Dataset excerpt:
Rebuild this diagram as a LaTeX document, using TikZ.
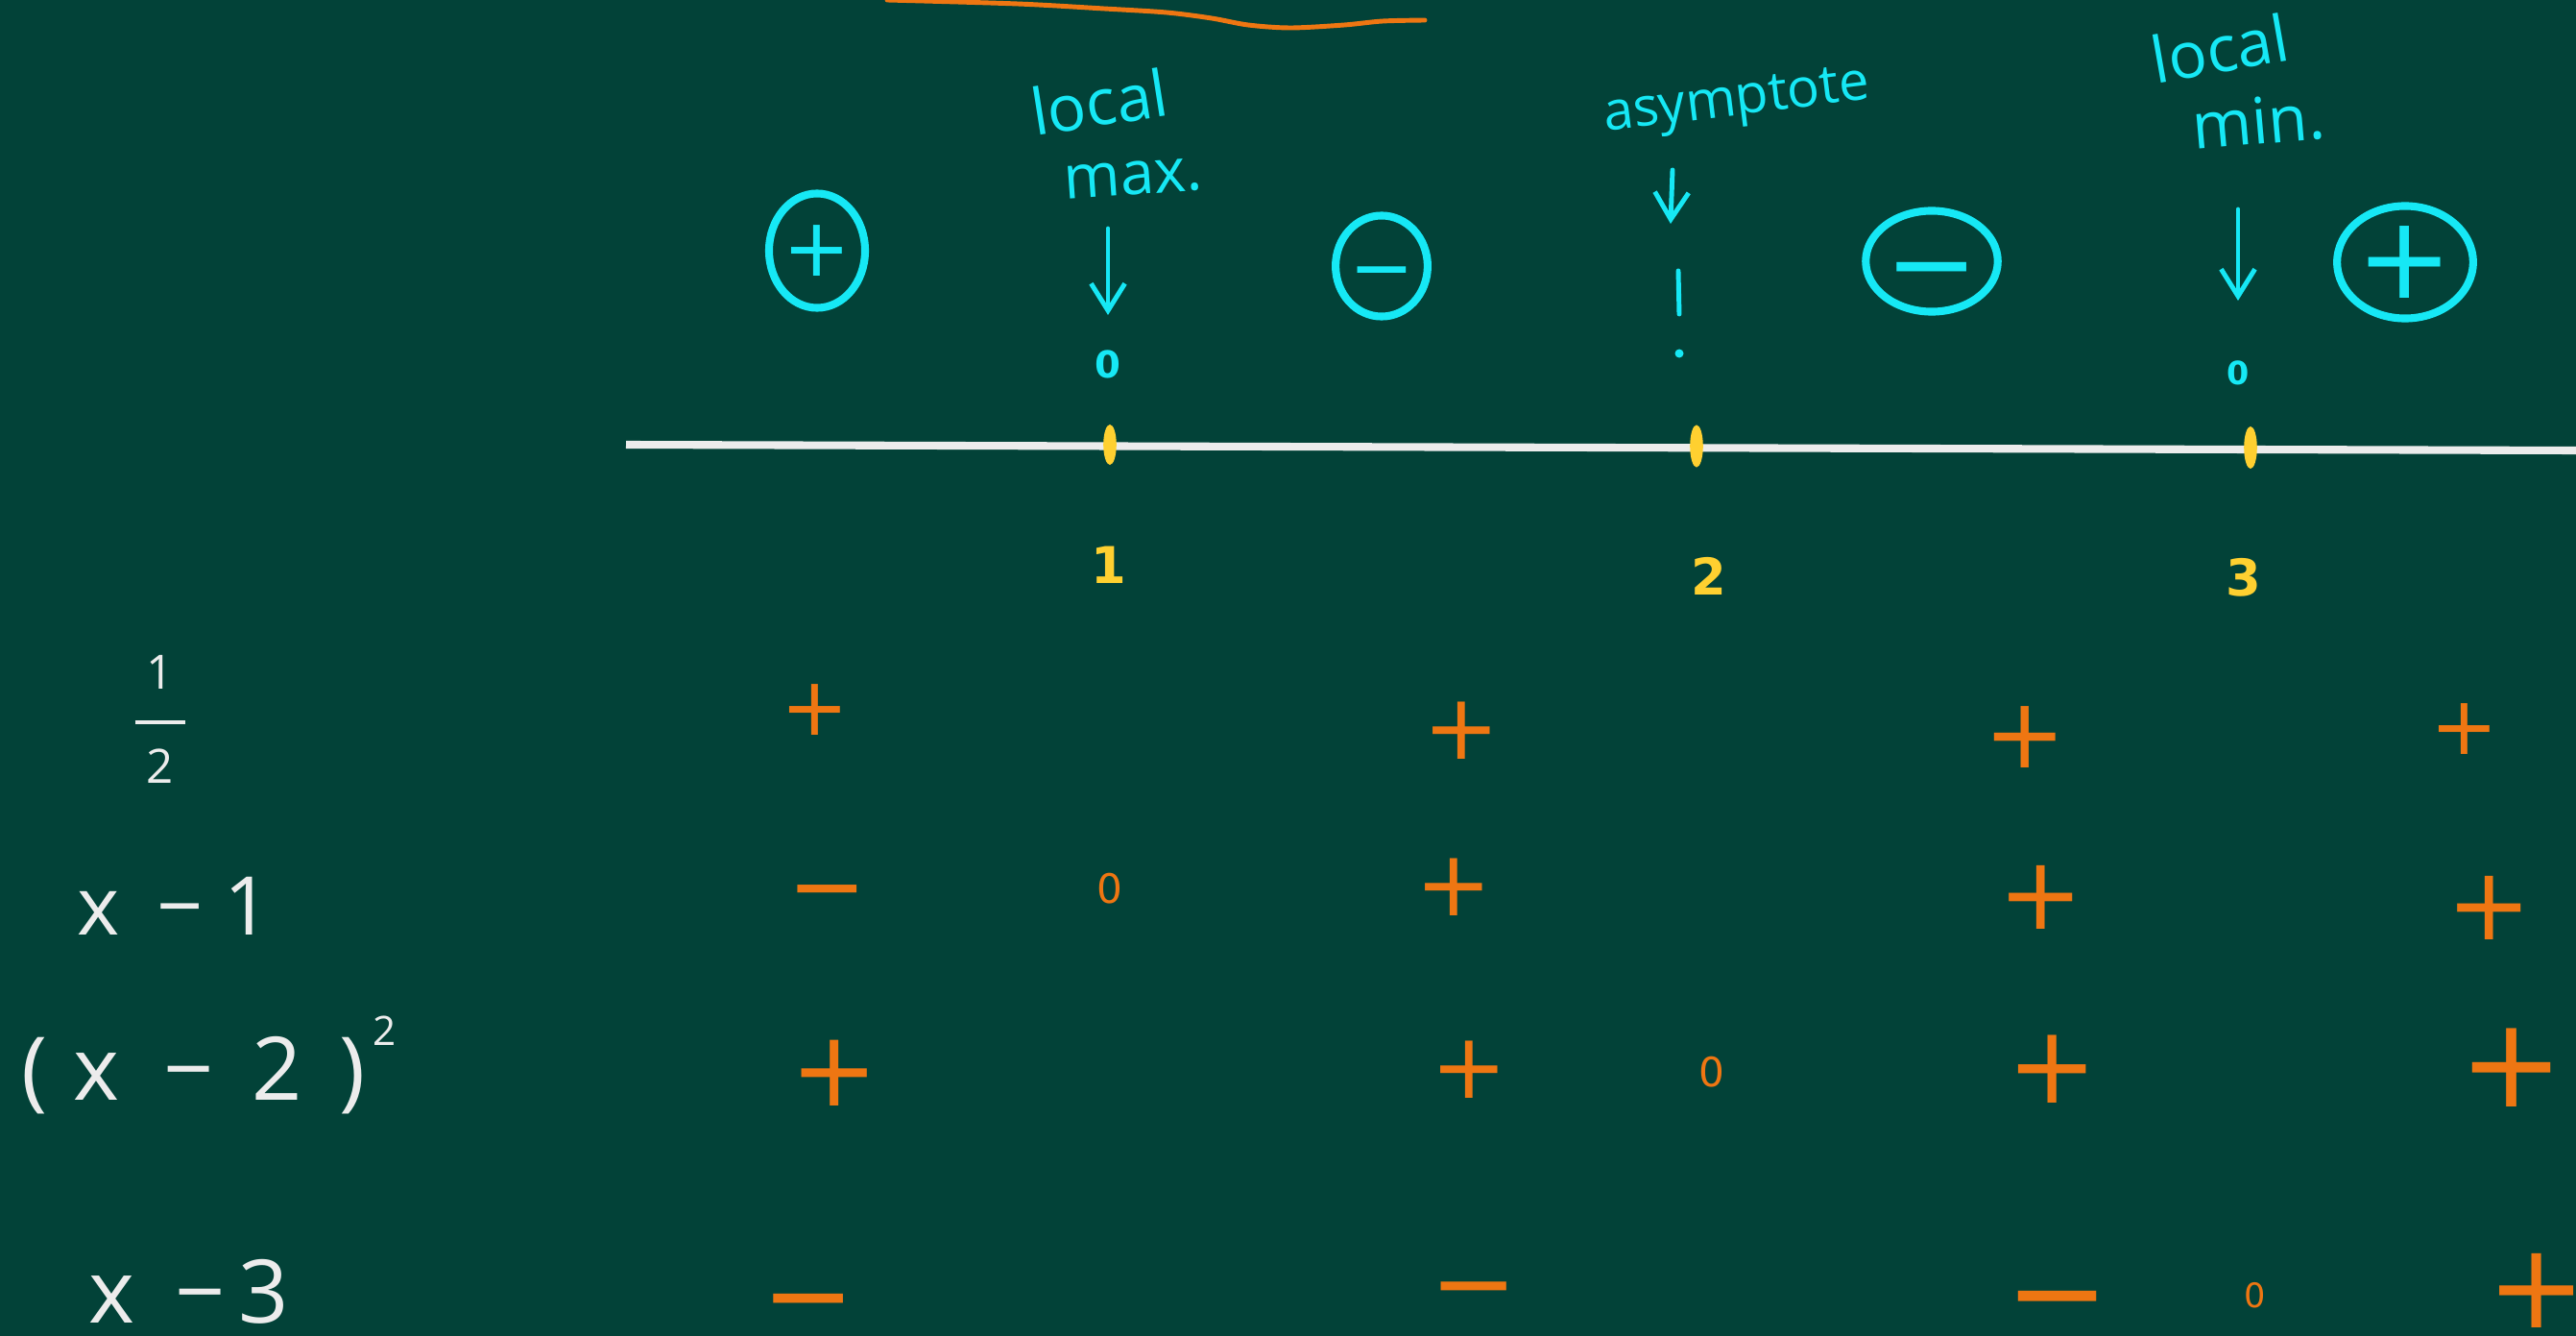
\documentclass[tikz,border=0pt]{standalone}
\usepackage{fontspec}
\setmainfont{Open Sans}
\newfontfamily\signfont{DejaVu Sans}
\usetikzlibrary{arrows.meta,shapes.geometric}
\definecolor{board}{RGB}{2,66,56}
\definecolor{chalkcyan}{RGB}{22,232,245}
\definecolor{chalkyellow}{RGB}{255,208,48}
\definecolor{chalkorange}{RGB}{238,118,18}
\definecolor{chalkwhite}{RGB}{236,236,236}
\newcommand{\lowminus}{\raisebox{-0.365em}[0pt][0pt]{−}}
\begin{document}
\begin{tikzpicture}[x=0.01cm,y=-0.01cm,
  sgn/.style={text=chalkorange,inner sep=0pt,font=\signfont\fontsize{#1}{#1}\selectfont},
  sgn/.default=26,
  csign/.style={draw=chalkcyan,line width=2.3pt,ellipse,inner sep=0pt,text=chalkcyan,
    font=\signfont\fontsize{#1}{#1}\selectfont},
  cnote/.style={text=chalkcyan,inner sep=0pt,font=\fontsize{#1}{#1}\selectfont},
  cnote/.default=19,
  czero/.style={text=chalkcyan,inner sep=0pt,font=\signfont\bfseries\fontsize{11}{11}\selectfont},
  ynum/.style={text=chalkyellow,inner sep=0pt,font=\signfont\bfseries\fontsize{15}{15}\selectfont},
  lbl/.style={text=chalkwhite,inner sep=0pt,font=\fontsize{#1}{#1}\selectfont},
  lbl/.default=26,
  arr/.style={draw=chalkcyan,line width=1.4pt,line cap=round,-{Straight Barb[length=8pt,width=10pt,line width=1.4pt]}},
  tick/.style={fill=chalkyellow},
]
% background / bounding box
\fill[board] (0,0) rectangle (2683,1391);
\useasboundingbox (0,0) rectangle (2683,1391);

% orange squiggle at top
\draw[chalkorange,line width=1.4pt,line cap=round] plot[smooth] coordinates
  {(924,0) (1060,4) (1150,9) (1215,13) (1262,19) (1300,26) (1344,29) (1400,26) (1440,22) (1484,21)};

% number line
\coordinate (nlL) at (652,463);
\coordinate (nlR) at (2683,469);
\draw[chalkwhite,line width=2.3pt] (nlL) -- (nlR);
\fill[tick] (1156,463) ellipse [x radius=0.068cm, y radius=0.21cm];
\fill[tick] (1767,464.5) ellipse [x radius=0.068cm, y radius=0.22cm];
\fill[tick] (2344,466) ellipse [x radius=0.068cm, y radius=0.22cm];

% yellow labels
\node[ynum] (n1) at (1155,588) {1};
\node[ynum] (n2) at (1780,600) {2};
\node[ynum] (n3) at (2337,601) {3};

% circled signs
\node[csign=24,minimum width=0.99cm,minimum height=1.19cm] (s1) at (851,261) {+};
\node[csign=23,minimum width=0.92cm,minimum height=1.05cm] (s2) at (1439,277) {\lowminus};
\node[csign=33,minimum width=1.30cm,minimum height=1.05cm] (s3) at (2012,272) {\lowminus};
\node[csign=34,minimum width=1.32cm,minimum height=1.17cm] (s4) at (2505,273) {+};

% annotations
\node[cnote,rotate=9] (lmaxa) at (1145,106) {local};
\node[cnote=18,rotate=4] (lmaxb) at (1180,186) {max.};
\node[cnote=16,rotate=7] (asym) at (1809,108) {asymptote};
\node[cnote,rotate=10] (lmina) at (2312,50) {local};
\node[cnote,rotate=5] (lminb) at (2352,126) {min.};

% zeros on the line
\node[czero] (zmax) at (1154,379) {0};
\node[czero,font=\signfont\bfseries\fontsize{9.5}{9.5}\selectfont] (zmin) at (2331,388) {0};

% arrows
\coordinate (amaxtop) at (1154,238);
\coordinate (amaxtip) at (1154,328);
\draw[arr] (amaxtop) -- (amaxtip);
\coordinate (aasytop) at (1742,177);
\coordinate (aasytip) at (1740,233);
\draw[arr] (aasytop) -- (aasytip);
\coordinate (amintop) at (2331,218);
\coordinate (amintip) at (2331,313);
\draw[arr] (amintop) -- (amintip);

% asymptote mark
\draw[chalkcyan,line width=1.4pt,line cap=round] (1748,282) -- (1749,327);
\fill[chalkcyan] (1749,368) circle [radius=0.045cm];

% row labels
\node[lbl,align=center,font=\fontsize{14}{14}\selectfont] (half) at (167,749)
  {1\\\rule[3.6pt]{15pt}{1.2pt}\\2};
\node[lbl=24,anchor=base west] (xm1) at (80,973) {x\hspace{0.46em}−\hspace{0.26em}1};
\node[lbl=26,anchor=base west] (xm2) at (22,1145)
  {(\hspace{.29em}x\hspace{.51em}−\hspace{.43em}2\hspace{.43em})\hspace{.08em}\raisebox{0.62em}{\fontsize{12}{12}\selectfont 2}};
\node[lbl=26,anchor=base west] (xm3) at (92,1377) {x\hspace{.455em}−\hspace{.15em}3};

% row 1 : 1/2
\node[sgn=24] (r1a) at (849,739) {+};
\node[sgn=27] (r1b) at (1522,761) {+};
\node[sgn=29] (r1c) at (2109,768) {+};
\node[sgn=24] (r1d) at (2567,759) {+};
% row 2 : x-1
\node[sgn=28] (r2a) at (862,921) {\lowminus};
\node[sgn=12] (r2z) at (1156,925) {0};
\node[sgn=27] (r2b) at (1514,924) {+};
\node[sgn=30] (r2c) at (2126,934) {+};
\node[sgn=30] (r2d) at (2593,945) {+};
% row 3 : (x-2)^2
\node[sgn=31] (r3a) at (869,1117) {+};
\node[sgn=27] (r3b) at (1530,1114) {+};
\node[sgn=12] (r3z) at (1783,1116) {0};
\node[sgn=32] (r3c) at (2138,1113) {+};
\node[sgn=37] (r3d) at (2616,1112) {+};
% row 4 : x-3
\node[sgn=33] (r4a) at (842,1346) {\lowminus};
\node[sgn=31] (r4b) at (1535,1334) {\lowminus};
\node[sgn=37] (r4c) at (2143,1343) {\lowminus};
\node[sgn=10] (r4z) at (2349,1349) {0};
\node[sgn=35] (r4d) at (2642,1344) {+};
\end{tikzpicture}
\end{document}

Exercise brief: Reproduce the listing word for word and omit its pictures.

Full response:
Rebuild this diagram as a LaTeX document, using TikZ.
\documentclass[tikz,border=0pt]{standalone}
\usepackage{fontspec}
\setmainfont{Open Sans}
\newfontfamily\signfont{DejaVu Sans}
\usetikzlibrary{arrows.meta,shapes.geometric}
\definecolor{board}{RGB}{2,66,56}
\definecolor{chalkcyan}{RGB}{22,232,245}
\definecolor{chalkyellow}{RGB}{255,208,48}
\definecolor{chalkorange}{RGB}{238,118,18}
\definecolor{chalkwhite}{RGB}{236,236,236}
\newcommand{\lowminus}{\raisebox{-0.365em}[0pt][0pt]{−}}
\begin{document}
\begin{tikzpicture}[x=0.01cm,y=-0.01cm,
  sgn/.style={text=chalkorange,inner sep=0pt,font=\signfont\fontsize{#1}{#1}\selectfont},
  sgn/.default=26,
  csign/.style={draw=chalkcyan,line width=2.3pt,ellipse,inner sep=0pt,text=chalkcyan,
    font=\signfont\fontsize{#1}{#1}\selectfont},
  cnote/.style={text=chalkcyan,inner sep=0pt,font=\fontsize{#1}{#1}\selectfont},
  cnote/.default=19,
  czero/.style={text=chalkcyan,inner sep=0pt,font=\signfont\bfseries\fontsize{11}{11}\selectfont},
  ynum/.style={text=chalkyellow,inner sep=0pt,font=\signfont\bfseries\fontsize{15}{15}\selectfont},
  lbl/.style={text=chalkwhite,inner sep=0pt,font=\fontsize{#1}{#1}\selectfont},
  lbl/.default=26,
  arr/.style={draw=chalkcyan,line width=1.4pt,line cap=round,-{Straight Barb[length=8pt,width=10pt,line width=1.4pt]}},
  tick/.style={fill=chalkyellow},
]
% background / bounding box
\fill[board] (0,0) rectangle (2683,1391);
\useasboundingbox (0,0) rectangle (2683,1391);

% orange squiggle at top
\draw[chalkorange,line width=1.4pt,line cap=round] plot[smooth] coordinates
  {(924,0) (1060,4) (1150,9) (1215,13) (1262,19) (1300,26) (1344,29) (1400,26) (1440,22) (1484,21)};

% number line
\coordinate (nlL) at (652,463);
\coordinate (nlR) at (2683,469);
\draw[chalkwhite,line width=2.3pt] (nlL) -- (nlR);
\fill[tick] (1156,463) ellipse [x radius=0.068cm, y radius=0.21cm];
\fill[tick] (1767,464.5) ellipse [x radius=0.068cm, y radius=0.22cm];
\fill[tick] (2344,466) ellipse [x radius=0.068cm, y radius=0.22cm];

% yellow labels
\node[ynum] (n1) at (1155,588) {1};
\node[ynum] (n2) at (1780,600) {2};
\node[ynum] (n3) at (2337,601) {3};

% circled signs
\node[csign=24,minimum width=0.99cm,minimum height=1.19cm] (s1) at (851,261) {+};
\node[csign=23,minimum width=0.92cm,minimum height=1.05cm] (s2) at (1439,277) {\lowminus};
\node[csign=33,minimum width=1.30cm,minimum height=1.05cm] (s3) at (2012,272) {\lowminus};
\node[csign=34,minimum width=1.32cm,minimum height=1.17cm] (s4) at (2505,273) {+};

% annotations
\node[cnote,rotate=9] (lmaxa) at (1145,106) {local};
\node[cnote=18,rotate=4] (lmaxb) at (1180,186) {max.};
\node[cnote=16,rotate=7] (asym) at (1809,108) {asymptote};
\node[cnote,rotate=10] (lmina) at (2312,50) {local};
\node[cnote,rotate=5] (lminb) at (2352,126) {min.};

% zeros on the line
\node[czero] (zmax) at (1154,379) {0};
\node[czero,font=\signfont\bfseries\fontsize{9.5}{9.5}\selectfont] (zmin) at (2331,388) {0};

% arrows
\coordinate (amaxtop) at (1154,238);
\coordinate (amaxtip) at (1154,328);
\draw[arr] (amaxtop) -- (amaxtip);
\coordinate (aasytop) at (1742,177);
\coordinate (aasytip) at (1740,233);
\draw[arr] (aasytop) -- (aasytip);
\coordinate (amintop) at (2331,218);
\coordinate (amintip) at (2331,313);
\draw[arr] (amintop) -- (amintip);

% asymptote mark
\draw[chalkcyan,line width=1.4pt,line cap=round] (1748,282) -- (1749,327);
\fill[chalkcyan] (1749,368) circle [radius=0.045cm];

% row labels
\node[lbl,align=center,font=\fontsize{14}{14}\selectfont] (half) at (167,749)
  {1\\\rule[3.6pt]{15pt}{1.2pt}\\2};
\node[lbl=24,anchor=base west] (xm1) at (80,973) {x\hspace{0.46em}−\hspace{0.26em}1};
\node[lbl=26,anchor=base west] (xm2) at (22,1145)
  {(\hspace{.29em}x\hspace{.51em}−\hspace{.43em}2\hspace{.43em})\hspace{.08em}\raisebox{0.62em}{\fontsize{12}{12}\selectfont 2}};
\node[lbl=26,anchor=base west] (xm3) at (92,1377) {x\hspace{.455em}−\hspace{.15em}3};

% row 1 : 1/2
\node[sgn=24] (r1a) at (849,739) {+};
\node[sgn=27] (r1b) at (1522,761) {+};
\node[sgn=29] (r1c) at (2109,768) {+};
\node[sgn=24] (r1d) at (2567,759) {+};
% row 2 : x-1
\node[sgn=28] (r2a) at (862,921) {\lowminus};
\node[sgn=12] (r2z) at (1156,925) {0};
\node[sgn=27] (r2b) at (1514,924) {+};
\node[sgn=30] (r2c) at (2126,934) {+};
\node[sgn=30] (r2d) at (2593,945) {+};
% row 3 : (x-2)^2
\node[sgn=31] (r3a) at (869,1117) {+};
\node[sgn=27] (r3b) at (1530,1114) {+};
\node[sgn=12] (r3z) at (1783,1116) {0};
\node[sgn=32] (r3c) at (2138,1113) {+};
\node[sgn=37] (r3d) at (2616,1112) {+};
% row 4 : x-3
\node[sgn=33] (r4a) at (842,1346) {\lowminus};
\node[sgn=31] (r4b) at (1535,1334) {\lowminus};
\node[sgn=37] (r4c) at (2143,1343) {\lowminus};
\node[sgn=10] (r4z) at (2349,1349) {0};
\node[sgn=35] (r4d) at (2642,1344) {+};
\end{tikzpicture}
\end{document}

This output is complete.